Transcribe all of the data exactly. Omit the pictures.

**** Information supplied ****

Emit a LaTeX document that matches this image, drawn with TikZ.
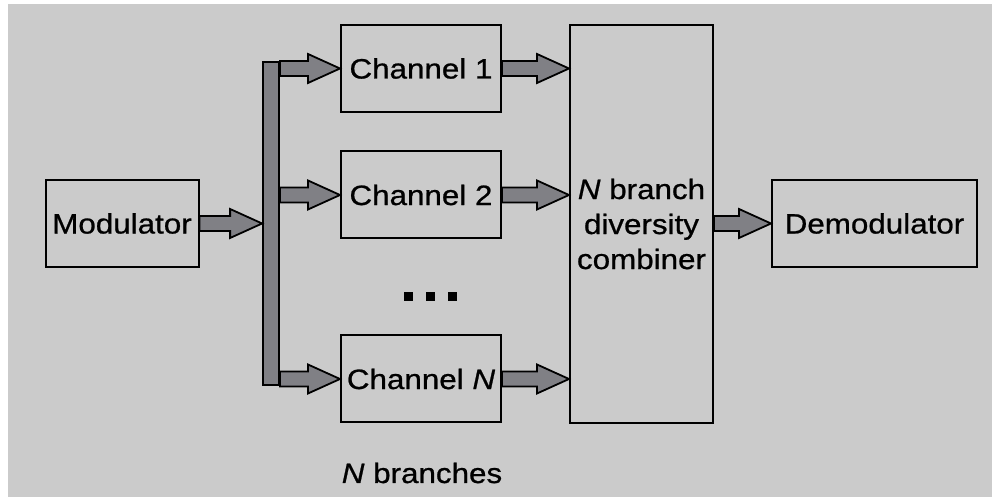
\documentclass[tikz,border=0pt]{standalone}
\usepackage{fontspec}
\usetikzlibrary{calc}
\newfontfamily\labfont[FakeStretch=1.12,FakeBold=0.8]{Liberation Sans}
\definecolor{bggray}{RGB}{203,203,203}
\definecolor{arrgray}{RGB}{128,128,133}
\tikzset{
  blk/.style={draw=black, line width=2pt, fill=none, inner sep=0pt, align=center,
    font=\labfont\fontsize{28}{35}\selectfont},
  blockarr/.style={draw=black, fill=arrgray, line width=1.8pt, line join=miter,
    to path={let \p1=(\tikztostart), \p2=(\tikztotarget) in
      (\x1,\y1+7.5pt) -- (\x2-32pt,\y1+7.5pt) -- (\x2-32pt,\y1+14.5pt) -- (\x2,\y1)
      -- (\x2-32pt,\y1-14.5pt) -- (\x2-32pt,\y1-7.5pt) -- (\x1,\y1-7.5pt) -- cycle}},
  dotsq/.style={fill=black, minimum size=9pt, inner sep=0pt},
  lab/.style={inner sep=0pt, font=\labfont\fontsize{28}{35}\selectfont}
}
\begin{document}
\begin{tikzpicture}[x=1pt,y=1pt]
\useasboundingbox (0,0) rectangle (992,497);
\fill[white] (0,0) rectangle (992,497);
\fill[bggray] (8,0) rectangle (992,493);
% boxes
\node[blk, minimum width=153pt, minimum height=87pt] (mod) at (122,273.5) {Modulator};
\node[blk, minimum width=160pt, minimum height=87pt] (ch1) at (421,428.5) {Channel 1};
\node[blk, minimum width=160pt, minimum height=87pt] (ch2) at (421,302) {Channel 2};
\node[blk, minimum width=160pt, minimum height=87pt] (chN) at (421,118) {Channel \textit{N}};
\node[blk, minimum width=143pt, minimum height=398pt] (comb) at (641.5,273) {\textit{N} branch\\diversity\\combiner};
\node[blk, minimum width=205pt, minimum height=87pt] (demod) at (874.5,273.5) {Demodulator};
% bus bar
\node[draw=black, line width=1.8pt, fill=arrgray, minimum width=16pt, minimum height=323pt, inner sep=0pt] (bus) at (271,273.5) {};
% arrows
\path[blockarr] (mod.east) to (mod.east -| bus.west);
\path[blockarr] (ch1.west -| bus.east) to (ch1.west);
\path[blockarr] (ch2.west -| bus.east) to (ch2.west);
\path[blockarr] (chN.west -| bus.east) to (chN.west);
\path[blockarr] (ch1.east) to (ch1.east -| comb.west);
\path[blockarr] (ch2.east) to (ch2.east -| comb.west);
\path[blockarr] (chN.east) to (chN.east -| comb.west);
\path[blockarr] (comb.east |- demod.west) to (demod.west);
% dots
\node[dotsq] (d1) at (408,200) {};
\node[dotsq] (d2) at (430,200) {};
\node[dotsq] (d3) at (452,200) {};
% label
\node[lab, anchor=base] (nb) at (422,14) {\textit{N} branches};
\end{tikzpicture}
\end{document}
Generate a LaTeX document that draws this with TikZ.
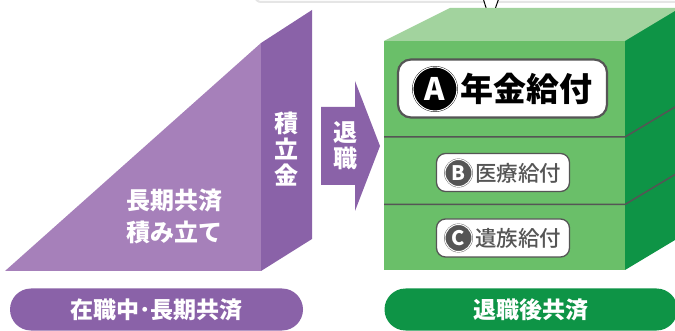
\documentclass[tikz,border=0pt]{standalone}
\usepackage{fontspec}
\newfontfamily\jp{Noto Sans CJK JP}
\newfontfamily\jpmed{Noto Sans CJK JP Medium}
\usetikzlibrary{positioning,calc}

\definecolor{purpleLight}{HTML}{A680BA}
\definecolor{purpleDark}{HTML}{8A62A8}
\definecolor{greenFront}{HTML}{6ABF69}
\definecolor{greenTop}{HTML}{A2D39E}
\definecolor{greenSide}{HTML}{0E9446}
\definecolor{lineGray}{HTML}{555555}

\begin{document}
\begin{tikzpicture}[
    x=1pt, y=-1pt,
    label/.style={text=white, font=\jp\bfseries\fontsize{24}{26}\selectfont, align=center, inner sep=0pt},
    pill/.style={rectangle, rounded corners=21pt, minimum width=293pt, minimum height=42pt, text=white, font=\jp\bfseries\fontsize{23}{24}\selectfont},
    tag/.style={rectangle, draw=lineGray, fill=white, rounded corners=9pt, line width=1.3pt, minimum width=133pt, minimum height=38pt},
    badge/.style={circle, fill=lineGray, draw=lineGray, double=white, double distance=1pt, text=white, inner sep=0pt, minimum size=27pt, font=\jp\bfseries\fontsize{20}{20}\selectfont},
    item/.style={inner sep=0pt, text=lineGray, font=\jpmed\fontsize{21.5}{22}\selectfont}
]
    \useasboundingbox (0,0) rectangle (675,331);

    % Box above (cut off) with its pointer
    \draw[black!10, line width=2pt, fill=white, rounded corners=6pt] (255,-20) rectangle (700,2);
    \draw[fill=white, line width=1pt, line join=miter] (483,-2) -- (490.5,22) -- (499,-2);

    % During service: accumulation
    \fill[purpleLight] (5,271) -- (261,43) -- (261,271) -- cycle;
    \fill[purpleDark] (261,43) -- (312,10) -- (312,239) -- (261,271) -- cycle;
    \node[label] (build) at (174,216) {長期共済\\[6pt]積み立て};
    \node[label] (fund) at (286.5,149) {積\\立\\金};

    % Retirement arrow
    \fill[purpleDark] (321,107) -- (355,107) -- (355,81) -- (380,146) -- (355,211) -- (355,185) -- (321,185) -- cycle;
    \node[label] (retire) at (345,146) {退\\職};

    % Benefit cube
    \fill[greenFront] (384,41) rectangle (625,270);
    \fill[greenTop] (384,41) -- (450,8) -- (700,8) -- (625,41) -- cycle;
    \fill[greenSide] (625,41) -- (680,8) -- (680,237) -- (625,270) -- cycle;
    \draw[lineGray, line width=1.5pt] (384,137) -- (625,137) -- (680,104);
    \draw[lineGray, line width=1.5pt] (384,204.5) -- (625,204.5) -- (680,171.5);

    % Benefits
    \node[tag, line width=2.2pt, rounded corners=13pt, minimum width=209pt, minimum height=58pt] (pension) at (502.5,88.5) {};
    \node[badge, fill=black, draw=black, minimum size=44pt, font=\jp\bfseries\fontsize{31}{31}\selectfont] (badgeA) at (435,89) {A};
    \node[item, text=black, font=\jp\bfseries\fontsize{33}{33}\selectfont, right=3pt of badgeA] (pensionText) {年金給付};

    \node[tag] (medical) at (503,172.5) {};
    \node[badge] (badgeB) at (458.5,173) {B};
    \node[item, right=3pt of badgeB] (medicalText) {医療給付};

    \node[tag] (survivor) at (503,238) {};
    \node[badge] (badgeC) at (458.5,238) {C};
    \node[item, right=3pt of badgeC] (survivorText) {遺族給付};

    % Bottom captions
    \node[pill, fill=purpleDark] (during) at (156.5,309.5) {在職中･長期共済};
    \node[pill, fill=greenSide] (after) at (531,309.5) {退職後共済};
\end{tikzpicture}
\end{document}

****

▸ Answer to this task:
Emit a LaTeX document that matches this image, drawn with TikZ.
\documentclass[tikz,border=0pt]{standalone}
\usepackage{fontspec}
\usetikzlibrary{calc}
\newfontfamily\labfont[FakeStretch=1.12,FakeBold=0.8]{Liberation Sans}
\definecolor{bggray}{RGB}{203,203,203}
\definecolor{arrgray}{RGB}{128,128,133}
\tikzset{
  blk/.style={draw=black, line width=2pt, fill=none, inner sep=0pt, align=center,
    font=\labfont\fontsize{28}{35}\selectfont},
  blockarr/.style={draw=black, fill=arrgray, line width=1.8pt, line join=miter,
    to path={let \p1=(\tikztostart), \p2=(\tikztotarget) in
      (\x1,\y1+7.5pt) -- (\x2-32pt,\y1+7.5pt) -- (\x2-32pt,\y1+14.5pt) -- (\x2,\y1)
      -- (\x2-32pt,\y1-14.5pt) -- (\x2-32pt,\y1-7.5pt) -- (\x1,\y1-7.5pt) -- cycle}},
  dotsq/.style={fill=black, minimum size=9pt, inner sep=0pt},
  lab/.style={inner sep=0pt, font=\labfont\fontsize{28}{35}\selectfont}
}
\begin{document}
\begin{tikzpicture}[x=1pt,y=1pt]
\useasboundingbox (0,0) rectangle (992,497);
\fill[white] (0,0) rectangle (992,497);
\fill[bggray] (8,0) rectangle (992,493);
% boxes
\node[blk, minimum width=153pt, minimum height=87pt] (mod) at (122,273.5) {Modulator};
\node[blk, minimum width=160pt, minimum height=87pt] (ch1) at (421,428.5) {Channel 1};
\node[blk, minimum width=160pt, minimum height=87pt] (ch2) at (421,302) {Channel 2};
\node[blk, minimum width=160pt, minimum height=87pt] (chN) at (421,118) {Channel \textit{N}};
\node[blk, minimum width=143pt, minimum height=398pt] (comb) at (641.5,273) {\textit{N} branch\\diversity\\combiner};
\node[blk, minimum width=205pt, minimum height=87pt] (demod) at (874.5,273.5) {Demodulator};
% bus bar
\node[draw=black, line width=1.8pt, fill=arrgray, minimum width=16pt, minimum height=323pt, inner sep=0pt] (bus) at (271,273.5) {};
% arrows
\path[blockarr] (mod.east) to (mod.east -| bus.west);
\path[blockarr] (ch1.west -| bus.east) to (ch1.west);
\path[blockarr] (ch2.west -| bus.east) to (ch2.west);
\path[blockarr] (chN.west -| bus.east) to (chN.west);
\path[blockarr] (ch1.east) to (ch1.east -| comb.west);
\path[blockarr] (ch2.east) to (ch2.east -| comb.west);
\path[blockarr] (chN.east) to (chN.east -| comb.west);
\path[blockarr] (comb.east |- demod.west) to (demod.west);
% dots
\node[dotsq] (d1) at (408,200) {};
\node[dotsq] (d2) at (430,200) {};
\node[dotsq] (d3) at (452,200) {};
% label
\node[lab, anchor=base] (nb) at (422,14) {\textit{N} branches};
\end{tikzpicture}
\end{document}
Generate a LaTeX document that draws this with TikZ.
\documentclass[tikz,border=0pt]{standalone}
\usepackage{fontspec}
\newfontfamily\jp{Noto Sans CJK JP}
\newfontfamily\jpmed{Noto Sans CJK JP Medium}
\usetikzlibrary{positioning,calc}

\definecolor{purpleLight}{HTML}{A680BA}
\definecolor{purpleDark}{HTML}{8A62A8}
\definecolor{greenFront}{HTML}{6ABF69}
\definecolor{greenTop}{HTML}{A2D39E}
\definecolor{greenSide}{HTML}{0E9446}
\definecolor{lineGray}{HTML}{555555}

\begin{document}
\begin{tikzpicture}[
    x=1pt, y=-1pt,
    label/.style={text=white, font=\jp\bfseries\fontsize{24}{26}\selectfont, align=center, inner sep=0pt},
    pill/.style={rectangle, rounded corners=21pt, minimum width=293pt, minimum height=42pt, text=white, font=\jp\bfseries\fontsize{23}{24}\selectfont},
    tag/.style={rectangle, draw=lineGray, fill=white, rounded corners=9pt, line width=1.3pt, minimum width=133pt, minimum height=38pt},
    badge/.style={circle, fill=lineGray, draw=lineGray, double=white, double distance=1pt, text=white, inner sep=0pt, minimum size=27pt, font=\jp\bfseries\fontsize{20}{20}\selectfont},
    item/.style={inner sep=0pt, text=lineGray, font=\jpmed\fontsize{21.5}{22}\selectfont}
]
    \useasboundingbox (0,0) rectangle (675,331);

    % Box above (cut off) with its pointer
    \draw[black!10, line width=2pt, fill=white, rounded corners=6pt] (255,-20) rectangle (700,2);
    \draw[fill=white, line width=1pt, line join=miter] (483,-2) -- (490.5,22) -- (499,-2);

    % During service: accumulation
    \fill[purpleLight] (5,271) -- (261,43) -- (261,271) -- cycle;
    \fill[purpleDark] (261,43) -- (312,10) -- (312,239) -- (261,271) -- cycle;
    \node[label] (build) at (174,216) {長期共済\\[6pt]積み立て};
    \node[label] (fund) at (286.5,149) {積\\立\\金};

    % Retirement arrow
    \fill[purpleDark] (321,107) -- (355,107) -- (355,81) -- (380,146) -- (355,211) -- (355,185) -- (321,185) -- cycle;
    \node[label] (retire) at (345,146) {退\\職};

    % Benefit cube
    \fill[greenFront] (384,41) rectangle (625,270);
    \fill[greenTop] (384,41) -- (450,8) -- (700,8) -- (625,41) -- cycle;
    \fill[greenSide] (625,41) -- (680,8) -- (680,237) -- (625,270) -- cycle;
    \draw[lineGray, line width=1.5pt] (384,137) -- (625,137) -- (680,104);
    \draw[lineGray, line width=1.5pt] (384,204.5) -- (625,204.5) -- (680,171.5);

    % Benefits
    \node[tag, line width=2.2pt, rounded corners=13pt, minimum width=209pt, minimum height=58pt] (pension) at (502.5,88.5) {};
    \node[badge, fill=black, draw=black, minimum size=44pt, font=\jp\bfseries\fontsize{31}{31}\selectfont] (badgeA) at (435,89) {A};
    \node[item, text=black, font=\jp\bfseries\fontsize{33}{33}\selectfont, right=3pt of badgeA] (pensionText) {年金給付};

    \node[tag] (medical) at (503,172.5) {};
    \node[badge] (badgeB) at (458.5,173) {B};
    \node[item, right=3pt of badgeB] (medicalText) {医療給付};

    \node[tag] (survivor) at (503,238) {};
    \node[badge] (badgeC) at (458.5,238) {C};
    \node[item, right=3pt of badgeC] (survivorText) {遺族給付};

    % Bottom captions
    \node[pill, fill=purpleDark] (during) at (156.5,309.5) {在職中･長期共済};
    \node[pill, fill=greenSide] (after) at (531,309.5) {退職後共済};
\end{tikzpicture}
\end{document}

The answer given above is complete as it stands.